Something I picked up from another developer is to use timedelta for these type of parameters. It avoids hoping that you get the right granularity for everyone.
While the idea of '60s' is interesting, in lieu of that I always err on the side of explicitly specifying the time units when the argument provided is just a number. Not doing so has bitten me too many times.
60s. was wondering how we could add physical units to python? highjack the number literals and variables like this: 1.s, pi.radians? or maybe the way golang does it: 1 * time.seconds?
Which uses the interesting approach of setting all "units" to random floats:
A complete set of independent base units (meters, kilograms, seconds, coulombs, kelvins) are defined as randomly-chosen positive floating-point numbers. All other units and constants are defined in terms of those. In a dimensionally-correct calculation, the units all cancel out, so the final answer is deterministic, not random. In a dimensionally-incorrect calculations, there will be random factors causing a randomly-varying final answer.

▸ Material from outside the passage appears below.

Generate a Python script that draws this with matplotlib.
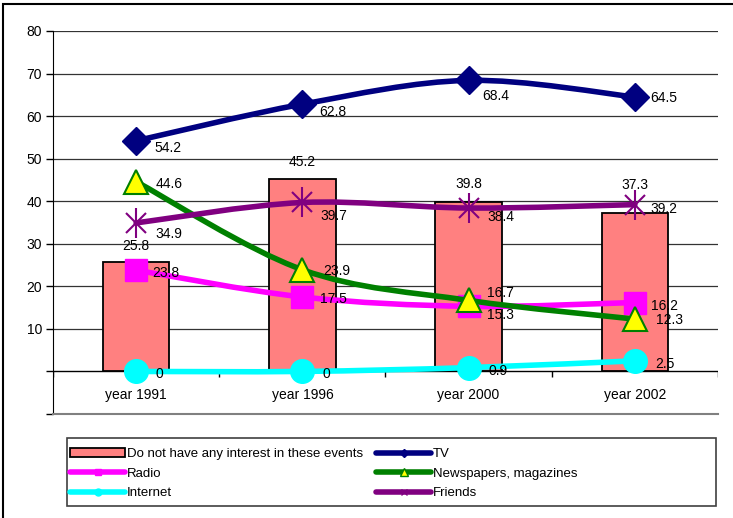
import numpy as np
import matplotlib
matplotlib.use("Agg")
import matplotlib.pyplot as plt
from matplotlib.path import Path
from matplotlib.patches import PathPatch, Rectangle
from matplotlib.lines import Line2D

plt.rcParams["font.family"] = ["Liberation Sans", "DejaVu Sans"]
plt.rcParams["font.size"] = 10

# data
categories = ["year 1991", "year 1996", "year 2000", "year 2002"]
no_interest = [25.8, 45.2, 39.8, 37.3]
tv = [54.2, 62.8, 68.4, 64.5]
radio = [23.8, 17.5, 15.3, 16.2]
newspapers = [44.6, 23.9, 16.7, 12.3]
internet = [0, 0, 0.9, 2.5]
friends = [34.9, 39.7, 38.4, 39.2]
y_ticks = list(range(-10, 81, 10))

PX = 72 / 100  # points per pixel at dpi 100


def smooth_path(xs, ys):
    """Bezier path through the points, like Excel's smoothed line."""
    pts = np.column_stack([xs, ys]).astype(float)
    n = len(pts)
    verts = [pts[0]]
    codes = [Path.MOVETO]
    for i in range(n - 1):
        p0 = pts[max(i - 1, 0)]
        p1 = pts[i]
        p2 = pts[i + 1]
        p3 = pts[min(i + 2, n - 1)]
        verts += [p1 + (p2 - p0) / 6, p2 - (p3 - p1) / 6, p2]
        codes += [Path.CURVE4] * 3
    return Path(verts, codes)


fig = plt.figure(figsize=(7.33, 5.18), dpi=100)
ax = fig.add_axes([53 / 733, 1 - 414 / 518, 665 / 733, 383 / 518])

x = np.arange(len(categories))
ax.set_xlim(-0.5, len(categories) - 0.5)
ax.set_ylim(-10, 80)

# grid + axes
for t in y_ticks:
    if t > 0:
        ax.axhline(t, color="#333333", lw=0.9, zorder=0)
ax.axhline(0, color="black", lw=1.0, zorder=1)
ax.vlines(np.arange(len(categories) + 1) - 0.5, -1.2, 0, color="black", lw=1.0, zorder=1)
ax.set_yticks(y_ticks)
ax.set_yticklabels([str(t) if t > 0 else "" for t in y_ticks])
ax.set_xticks([])
ax.tick_params(axis="y", length=5, width=1, pad=3, labelsize=10, colors="black")
ax.spines["top"].set_visible(False)
ax.spines["right"].set_visible(False)
ax.spines["left"].set_color("black")
ax.spines["bottom"].set_color("#808080")
ax.spines["bottom"].set_linewidth(1.5)

for i, c in enumerate(categories):
    ax.annotate(c, (i, 0), xytext=(0, -24 * PX), textcoords="offset points",
                ha="center", va="center", fontsize=10)

# bars
ax.bar(x, no_interest, width=0.4, color="#FF8080", edgecolor="black", lw=1.3, zorder=2)
bar_label_rise = [16, 17, 18, 28]  # px above bar top
for i, v in enumerate(no_interest):
    ax.annotate(f"{v}", (i, v), xytext=(0, bar_label_rise[i] * PX), textcoords="offset points",
                ha="center", va="center", fontsize=10)

series = [
    (tv, "#000080", dict(marker="D", markersize=14, markerfacecolor="#000080", markeredgecolor="#000080")),
    (radio, "#FF00FF", dict(marker="s", markersize=16, markerfacecolor="#FF00FF", markeredgecolor="#FF00FF")),
    (newspapers, "#008000", dict(marker="^", markersize=17, markerfacecolor="#FFFF00", markeredgecolor="#008000", markeredgewidth=1.5)),
    (internet, "#00FFFF", dict(marker="o", markersize=17, markerfacecolor="#00FFFF", markeredgecolor="#00FFFF")),
    (friends, "#800080", None),
]
# label offsets (px right, px down) from each marker, as placed in the reference
label_offsets = [
    [(18, 7), (17, 8), (14, 16), (15, 1)],
    [(16, 3), (18, 2), (18, 9), (16, 3)],
    [(20, 2), (21, 1), (18, -7), (21, 1)],
    [(19, 3), (20, 3), (20, 3), (20, 3)],
    [(19, 11), (18, 14), (19, 9), (16, 4)],
]

z = 3
for vals, col, mk in series:
    ax.add_patch(PathPatch(smooth_path(x, vals), facecolor="none", edgecolor=col,
                           lw=4, capstyle="round", joinstyle="round", zorder=z))
    if mk is not None:
        ax.plot(x, vals, linestyle="none", zorder=z + 0.5, **mk)
    else:
        ax.plot(x, vals, linestyle="none", marker="x", markersize=15, markeredgecolor=col,
                markeredgewidth=1.5, zorder=z + 0.5)
        ax.plot(x, vals, linestyle="none", marker="|", markersize=21, markeredgecolor=col,
                markeredgewidth=1.5, zorder=z + 0.5)
    z += 1

for (vals, col, mk), offs in zip(series, label_offsets):
    for i, v in enumerate(vals):
        dx, dy = offs[i]
        ax.annotate(f"{v:g}", (i, v), xytext=(dx * PX, -dy * PX),
                    textcoords="offset points", ha="left", va="center",
                    fontsize=10, zorder=10)

# legend
handles = [
    Rectangle((0, 0), 1, 1, facecolor="#FF8080", edgecolor="black", lw=1.3),
    Line2D([], [], color="#FF00FF", lw=4, marker="s", markersize=5, solid_capstyle="round"),
    Line2D([], [], color="#00FFFF", lw=4, marker="o", markersize=5, solid_capstyle="round"),
    Line2D([], [], color="#000080", lw=4, marker="D", markersize=4, solid_capstyle="round"),
    Line2D([], [], color="#008000", lw=4, marker="^", markersize=6, markerfacecolor="#FFFF00",
           markeredgecolor="#008000", solid_capstyle="round"),
    Line2D([], [], color="#800080", lw=4, marker="x", markersize=5, solid_capstyle="round"),
]
labels = ["Do not have any interest in these events", "Radio", "Internet",
          "TV", "Newspapers, magazines", "Friends"]
fig.legend(handles, labels, ncol=2, loc="upper left",
           bbox_to_anchor=(70 / 733, 1 - 448 / 518), frameon=False,
           handlelength=4.2, handletextpad=0.1, columnspacing=1.0,
           labelspacing=0.55, borderpad=0, borderaxespad=0, fontsize=9.5)
fig.add_artist(Rectangle((67 / 733, 1 - 506 / 518), 649 / 733, 68 / 518,
                         transform=fig.transFigure, facecolor="none",
                         edgecolor="#404040", lw=1.2))

# outer chart border
fig.add_artist(Rectangle((3 / 733, -0.1), 1.0, 1.1 - 4 / 518,
                         transform=fig.transFigure, facecolor="none",
                         edgecolor="black", lw=1.5))

fig.savefig("out.png", dpi=100)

Which presumably is done to avoid overhead from carrying around units with each number, but forces you to run calculations multiple times (with different random seeds) to verify the result is correct.
If you accept '60s' as 60 seconds, then the next questions are:
- Will it also accept '60000ms'?
- What does it do if I pass an int or float anyway? Will it implicitly take it to be seconds?
- Will it throw an exception if I use an unexpected value? If so, which exceptions can I expect? Will it just chug along and use a default?